L’allure du temps

Pierre Bergounioux cite1 Charles Vildrac qui, dans les années 30, déplore déjà qu’une vie d’homme ne soit plus contenue dans une époque mais en contienne, dit-il, trois ou quatre dont aucune n’a eu le temps de s’épanouir dans la durée bien qu’elle se cristallise en nous.

Marcel Detienne2 a relevé, chez Michelet, en 1872: Un des faits d’aujourd’hui les plus graves, les moins remarqués, c’est que l’allure du temps a tout à fait changé. Il a doublé le pas d’une manière étrange.

Et Fabio Merlini3 cite Campanella qui s’en préoccupait déjà en 16024: (…) c’ha più istoria in cento anni che non ebbe il mondo in quatro mila; e più libri si fecero in questi cento che in cinque mila (…).

Le rire de Marcel Detienne

Marcel DETIENNE est un anthropologue « comparatiste». Né à Liège (un compatriote !) en 1935, élève étranger à l’Ecole normale supérieure, il a fait une grande partie de sa carrière aux Etats-Unis comme professor of classics de la prestigieuse université Johns-Hopkins à Baltimore. Il est un des grands spécialistes de la Grèce antique, qu’il étudie pour la comparer aux autres cultures et civilisations.

Je lis notamment de petits ouvrages dans lesquels il analyse – avec quelle liberté et quelle vivacité d’esprit ! – ce qu’on peut entendre par « identité », ce qu’il appelle les « mythidéologies » dont les plus anciennes remontent à cette antiquité qu’il connaît bien. Je recommande notamment deux titres, qui oxygènent radicalement l’esprit, dans ces temps troublés de quête pathologique d’une identité illusoire: Comment être autochtone (du pur Athénien au Français racinien) (Seuil) et un tout simple Où est le mystère de l’identité nationale ? (éditions Panama).

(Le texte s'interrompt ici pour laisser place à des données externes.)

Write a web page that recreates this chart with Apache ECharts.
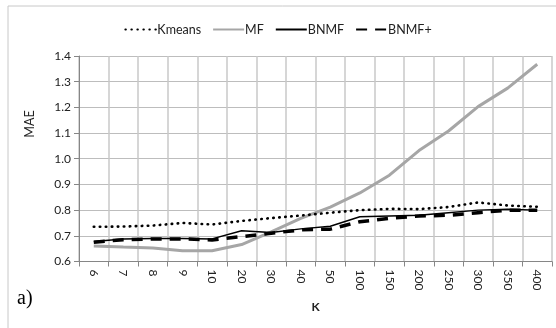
<!DOCTYPE html>
<html><head><meta charset="utf-8">
<script src="https://cdn.jsdelivr.net/npm/echarts@6/dist/echarts.min.js"></script>
<style>html,body{margin:0;padding:0;background:#fff}#c{width:556px;height:328px}</style>
</head><body><div id="c"></div>
<script>
var categories = ['6','7','8','9','10','20','30','40','50','100','150','200','250','300','350','400'];
var kmeans = [0.735,0.736,0.740,0.750,0.744,0.758,0.769,0.779,0.790,0.800,0.805,0.804,0.812,0.830,0.818,0.813];
var mf     = [0.660,0.656,0.653,0.642,0.642,0.666,0.715,0.768,0.812,0.867,0.936,1.032,1.108,1.203,1.275,1.368];
var bnmf   = [0.678,0.688,0.690,0.690,0.688,0.720,0.713,0.727,0.737,0.774,0.777,0.780,0.790,0.800,0.803,0.800];
var bnmfp  = [0.675,0.685,0.688,0.688,0.684,0.697,0.710,0.723,0.726,0.755,0.768,0.777,0.780,0.790,0.800,0.800];
var yTicks = {min:0.6, max:1.4, interval:0.1};

var chart = echarts.init(document.getElementById('c'));
var font = 'Lato';
var clear = 'rgba(0,0,0,0)';
chart.setOption({
  animation:false,
  backgroundColor:'#fff',
  textStyle:{fontFamily:font},
  graphic:[
    {type:'rect', shape:{x:8,y:6,width:560,height:330}, style:{fill:'none',stroke:'#c8c8c8',lineWidth:1}, silent:true},
    {type:'text', left:17, top:289, style:{text:'a)', font:'20px "Liberation Serif"', fill:'#000'}},
    {type:'text', x:30, y:124, rotation:Math.PI/2, style:{text:'MAE', font:'12.5px Lato', fill:'#222', align:'center', verticalAlign:'middle'}}
  ],
  legend:{
    top:18, left:'center', itemWidth:31, itemHeight:10, itemGap:11,
    textStyle:{fontFamily:font, fontSize:12.5, color:'#222', padding:[0,0,0,-4]},
    data:['Kmeans','MF','BNMF','BNMF+']
  },
  grid:{left:79, right:4, top:56, bottom:66.5},
  xAxis:{
    type:'category', data:categories, boundaryGap:true,
    name:'K', nameLocation:'middle', nameGap:40,
    nameTextStyle:{fontFamily:font, fontSize:12, fontWeight:'bold', color:'#222'},
    axisLine:{lineStyle:{color:'#868686', width:1}},
    axisTick:{show:true, length:5, alignWithLabel:false, lineStyle:{color:'#868686'}},
    axisLabel:{rotate:-90, fontFamily:font, fontSize:12, color:'#222', margin:8, interval:0},
    splitLine:{show:true, lineStyle:{color:'#c8c8c8', width:1.5}}
  },
  yAxis:{
    type:'value', min:yTicks.min, max:yTicks.max, interval:yTicks.interval,
    axisLine:{show:true, lineStyle:{color:'#868686'}},
    axisTick:{show:true, length:5, lineStyle:{color:'#868686'}},
    axisLabel:{fontFamily:font, fontSize:12, color:'#222', margin:8, formatter:function(v){return v.toFixed(1);}},
    splitLine:{show:true, lineStyle:{color:'#bdbdbd', width:1}}
  },
  series:[
    {name:'Kmeans', type:'line', data:kmeans, symbol:'none', z:4,
     lineStyle:{color:'#000', width:2.6, type:[0.5,5.5], cap:'round'}, itemStyle:{color:clear}},
    {name:'MF', type:'line', data:mf, symbol:'none', z:2,
     lineStyle:{color:'#a6a6a6', width:3}, itemStyle:{color:clear}},
    {name:'BNMF', type:'line', data:bnmf, symbol:'none', z:3,
     lineStyle:{color:'#000', width:1.5}, itemStyle:{color:clear}},
    {name:'BNMF+', type:'line', data:bnmfp, symbol:'none', z:3,
     lineStyle:{color:'#000', width:3.5, type:[11,8]}, itemStyle:{color:clear}}
  ]
});
</script></body></html>
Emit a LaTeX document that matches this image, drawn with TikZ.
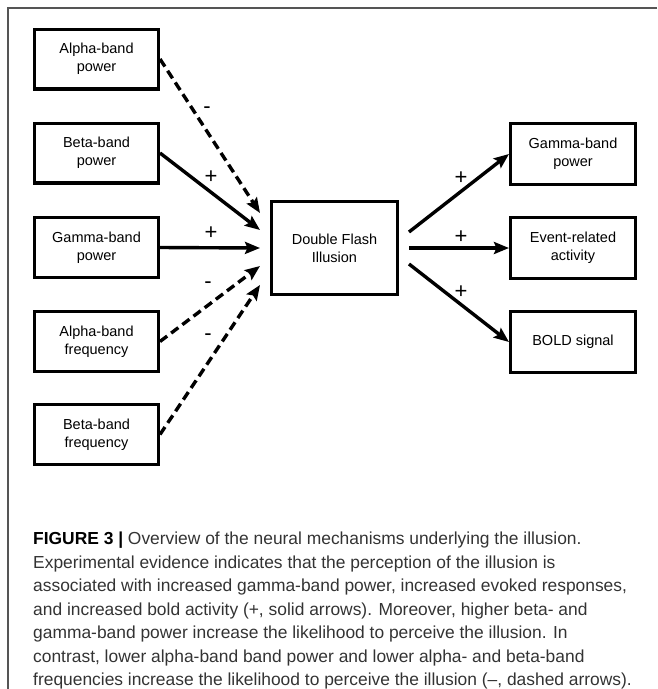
\documentclass[tikz,border=0pt]{standalone}
\usepackage{fontspec}
\setmainfont{Liberation Sans}
\usetikzlibrary{arrows.meta,calc}
\definecolor{framegray}{HTML}{555555}
\definecolor{captext}{HTML}{333333}
\begin{document}
\begin{tikzpicture}[x=1pt,y=-1pt,
  box/.style={draw=black,line width=3.4pt,minimum width=123.6pt,minimum height=59.6pt,
    align=center,font=\fontsize{14.5}{18}\selectfont,inner sep=2pt},
  cbox/.style={box,minimum width=125.6pt,minimum height=92.6pt},
  rbox/.style={box,minimum width=124.6pt,minimum height=60.6pt},
  conn/.style={line width=3.4pt,-{Stealth[length=15pt,width=12pt,inset=2.5pt]}},
  neg/.style={conn,dash pattern=on 9pt off 5pt},
  sign/.style={font=\fontsize{22}{22}\selectfont,inner sep=0pt}]
\useasboundingbox (0,0) rectangle (657,689);
\draw[framegray,line width=1.8pt] (657,8) -- (8,8) -- (8,689);
% left boxes
\node[box] (aP) at (96.5,59) {Alpha-band\\power};
\node[box] (bP) at (96.5,153) {Beta-band\\power};
\node[box] (gP) at (96.5,247.5) {Gamma-band\\power};
\node[box] (aF) at (96.5,341.5) {Alpha-band\\frequency};
\node[box] (bF) at (96.5,434.5) {Beta-band\\frequency};
% centre
\node[cbox] (dfi) at (334.5,248) {Double Flash\\Illusion};
% right boxes
\node[rbox] (gO) at (573,154) {Gamma-band\\power};
\node[rbox] (eO) at (573,248) {Event-related\\activity};
\node[rbox] (bO) at (573,342) {BOLD signal};
% arrow end points
\coordinate (t1) at ($(dfi.west)+(-10,-35)$);
\coordinate (t2) at ($(dfi.west)+(-10,-18)$);
\coordinate (t3) at ($(dfi.west)+(-10,0)$);
\coordinate (t4) at ($(dfi.west)+(-10,18)$);
\coordinate (t5) at ($(dfi.west)+(-10,37)$);
\coordinate (s1) at ($(dfi.east)+(10,-16)$);
\coordinate (s2) at ($(dfi.east)+(10,0)$);
\coordinate (s3) at ($(dfi.east)+(10,16)$);
% inputs
\draw[neg] (aP.east) -- (t1);
\draw[conn] (bP.east) -- (t2);
\draw[conn] (gP.east) -- (t3);
\draw[neg] (aF.east) -- (t4);
\draw[neg] (bF.east) -- (t5);
% outputs
\draw[conn] (s1) -- (gO.west);
\draw[conn] (s2) -- (eO.west);
\draw[conn] (s3) -- (bO.west);
% signs
\node[sign] (l1) at (207,110) {-};
\node[sign] (l2) at (211,177) {+};
\node[sign] (l3) at (211,233) {+};
\node[sign] (l4) at (208,285) {-};
\node[sign] (l5) at (208,337) {-};
\node[sign] (r1) at (461,178) {+};
\node[sign] (r2) at (461,237) {+};
\node[sign] (r3) at (461,292) {+};
% caption
\node[anchor=north west,inner sep=0pt,align=left,text=captext,
  font=\fontsize{17.4}{23.5}\selectfont] (cap) at (33,532)
{\textcolor{black}{\textbf{FIGURE 3 |}} Overview of the neural mechanisms underlying the illusion.\\
Experimental evidence indicates that the perception of the illusion is\\
associated with increased gamma-band power, increased evoked responses,\\
and increased bold activity (+, solid arrows). Moreover, higher beta- and\\
gamma-band power increase the likelihood to perceive the illusion. In\\
contrast, lower alpha-band band power and lower alpha- and beta-band\\
frequencies increase the likelihood to perceive the illusion (--, dashed arrows).};
\end{tikzpicture}
\end{document}
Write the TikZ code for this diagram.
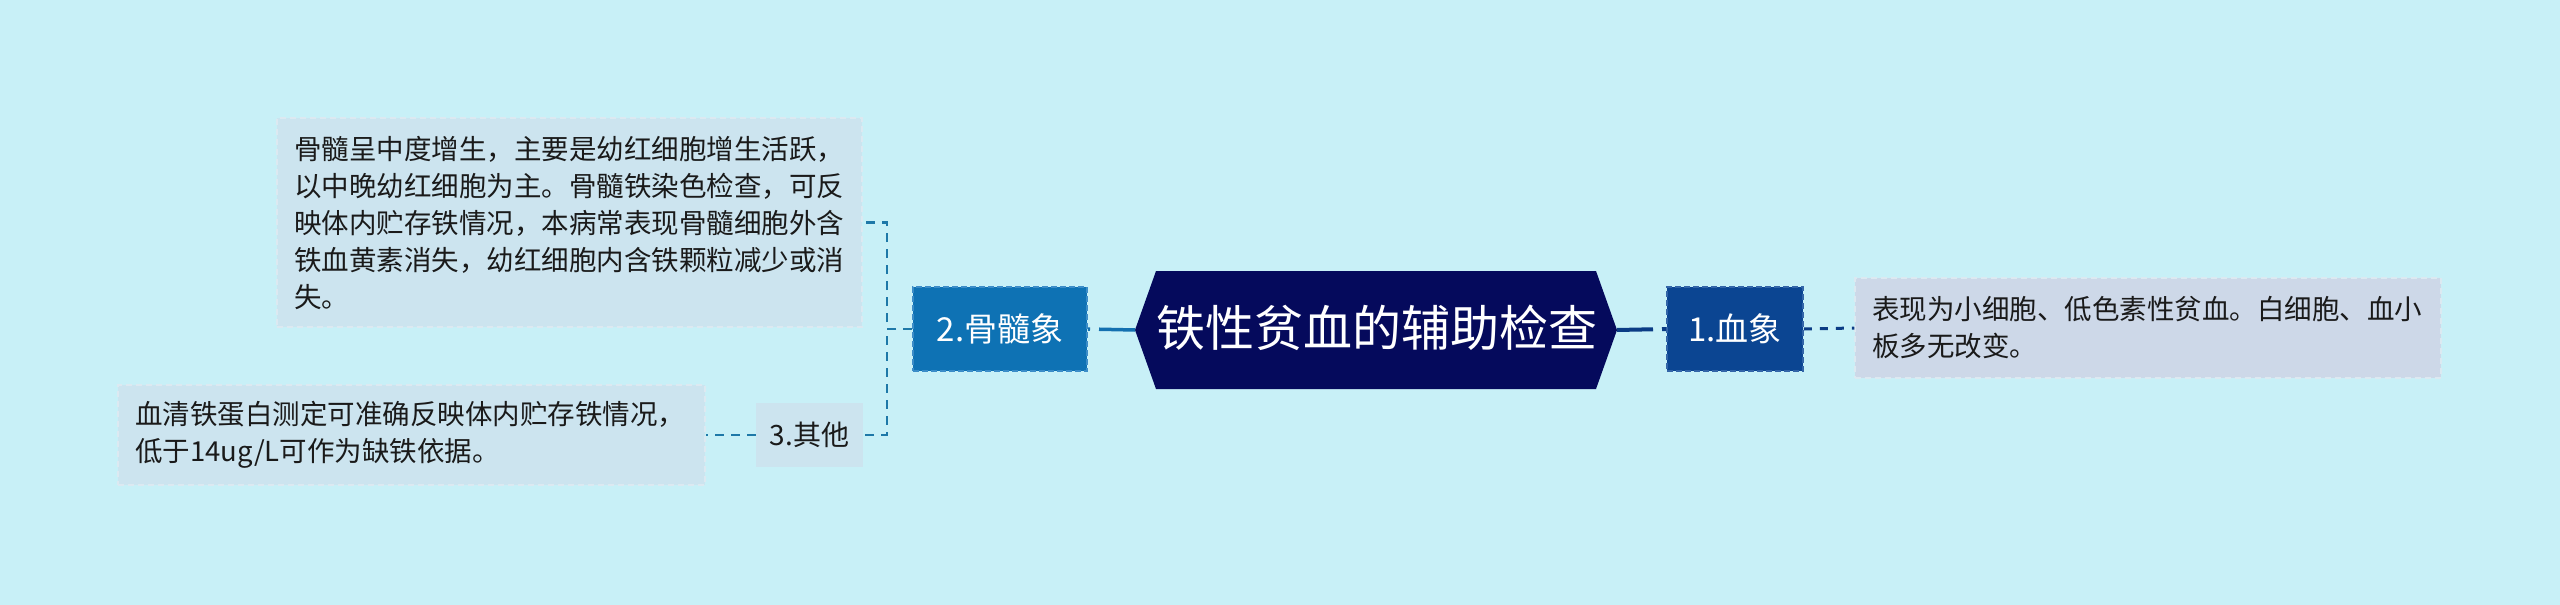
\documentclass[tikz,border=0pt]{standalone}
\usepackage{fontspec}
\newfontfamily\cjk{Noto Sans CJK SC}
\usetikzlibrary{calc}
\definecolor{bgcol}{HTML}{C8F0F7}
\definecolor{rootcol}{HTML}{050A5C}
\definecolor{onefill}{HTML}{0B4592}
\definecolor{oneline}{HTML}{3365A8}
\definecolor{twofill}{HTML}{0E72B4}
\definecolor{twoline}{HTML}{3C8DC8}
\definecolor{conA}{HTML}{0B3C85}
\definecolor{conB}{HTML}{1370B0}
\definecolor{conC}{HTML}{1E78A8}
\definecolor{leafblue}{HTML}{CCE4EF}
\definecolor{leafgray}{HTML}{CDD8E8}
\definecolor{leafedge}{HTML}{DCE9F1}
\definecolor{txt}{HTML}{1A1A1A}
\begin{document}
\begin{tikzpicture}[x=1pt,y=-1pt,
  roottext/.style={inner sep=0pt, text=white, font=\cjk\fontsize{49}{58}\selectfont},
  subbox/.style={rectangle, text=white, line width=1.8pt, dash pattern=on 6pt off 3pt,
    inner sep=0pt, font=\cjk\fontsize{33}{40}\selectfont},
  leafbox/.style={rectangle, draw=leafedge, line width=1.5pt, dash pattern=on 6pt off 4pt,
    inner xsep=17pt, inner ysep=0pt, align=left, text=txt,
    font=\cjk\fontsize{27.5}{37}\selectfont},
  conone/.style={draw=conA, line width=4pt, dash pattern=on 36pt off 9pt},
  contwo/.style={draw=conB, line width=3.5pt, dash pattern=on 36pt off 9pt},
  conleafA/.style={draw=conA, line width=3pt, dash pattern=on 8pt off 8pt},
  conleafC/.style={draw=conC, line width=2.5pt, dash pattern=on 9pt off 7pt}
]
\fill[bgcol] (0,0) rectangle (2560,605);
\useasboundingbox (0,0) rectangle (2560,605);

% root hexagon
\coordinate (rootW) at (1135,330);
\coordinate (rootE) at (1617,330);
\fill[rootcol] (1156,271) -- (1596,271) -- (rootE) -- (1596,389) -- (1156,389) -- (rootW) -- cycle;
\node[roottext] (root) at (1377,328) {铁性贫血的辅助检查};

% first-level nodes
\node[subbox, fill=onefill, draw=oneline, minimum width=136pt, minimum height=84pt] (one) at (1735,329) {1.血象};
\node[subbox, fill=twofill, draw=twoline, minimum width=174pt, minimum height=84pt] (two) at (1000,329) {2.骨髓象};
\node[rectangle, fill=leafblue, inner sep=0pt, minimum width=107pt, minimum height=64pt,
  text=txt, font=\cjk\fontsize{28}{34}\selectfont] (three) at (809.5,435) {3.其他};

% leaves
\node[leafbox, fill=leafgray, text width=552pt, minimum height=100pt] (leafR) at (2148,328)
  {表现为小细胞、低色素性贫血。白细胞、血小\\板多无改变。};
\node[leafbox, fill=leafblue, text width=551pt, minimum height=209pt] (leafT) at (569.5,222.5)
  {骨髓呈中度增生，主要是幼红细胞增生活跃，\\以中晚幼红细胞为主。骨髓铁染色检查，可反\\映体内贮存铁情况，本病常表现骨髓细胞外含\\铁血黄素消失，幼红细胞内含铁颗粒减少或消\\失。};
\node[leafbox, fill=leafblue, text width=553pt, minimum height=100pt] (leafB) at (411.5,435)
  {血清铁蛋白测定可准确反映体内贮存铁情况，\\低于14ug/L可作为缺铁依据。};

% connectors
\draw[conone] (rootE) -- (one.west);
\draw[contwo] (rootW) -- (two.east);
\draw[conleafA] (one.east) -- (leafR.west);
\draw[conleafC] (two.west) -- ++(-25,0) |- (leafT.east);
\draw[conleafC] (two.west) -- ++(-25,0) |- (three.east);
\draw[conleafC] (three.west) -- (leafB.east);
\end{tikzpicture}
\end{document}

En novembre 2009, il est interrogé par Sylvain Bourmeau, pour le site de Mediapart. C’est un entretien roboratif, parfaitement réjouissant, intitulé L’identité nationale, c’est l’hypertrophie du moi. L’entretien est d’autant plus réjouissant qu’on y entend Marcel Detienne régulièrement secoué par un rire contagieux. D’aucuns – dans les commentaires notamment – s’en sont émus: le sujet est trop grave, il n’y a pas de quoi rire ! Mais j’adore ce rire impertinent, le rire étonnant du philosophe ! Toute la candeur d’une intelligence acérée est là, quand elle évite de se prendre au sérieux.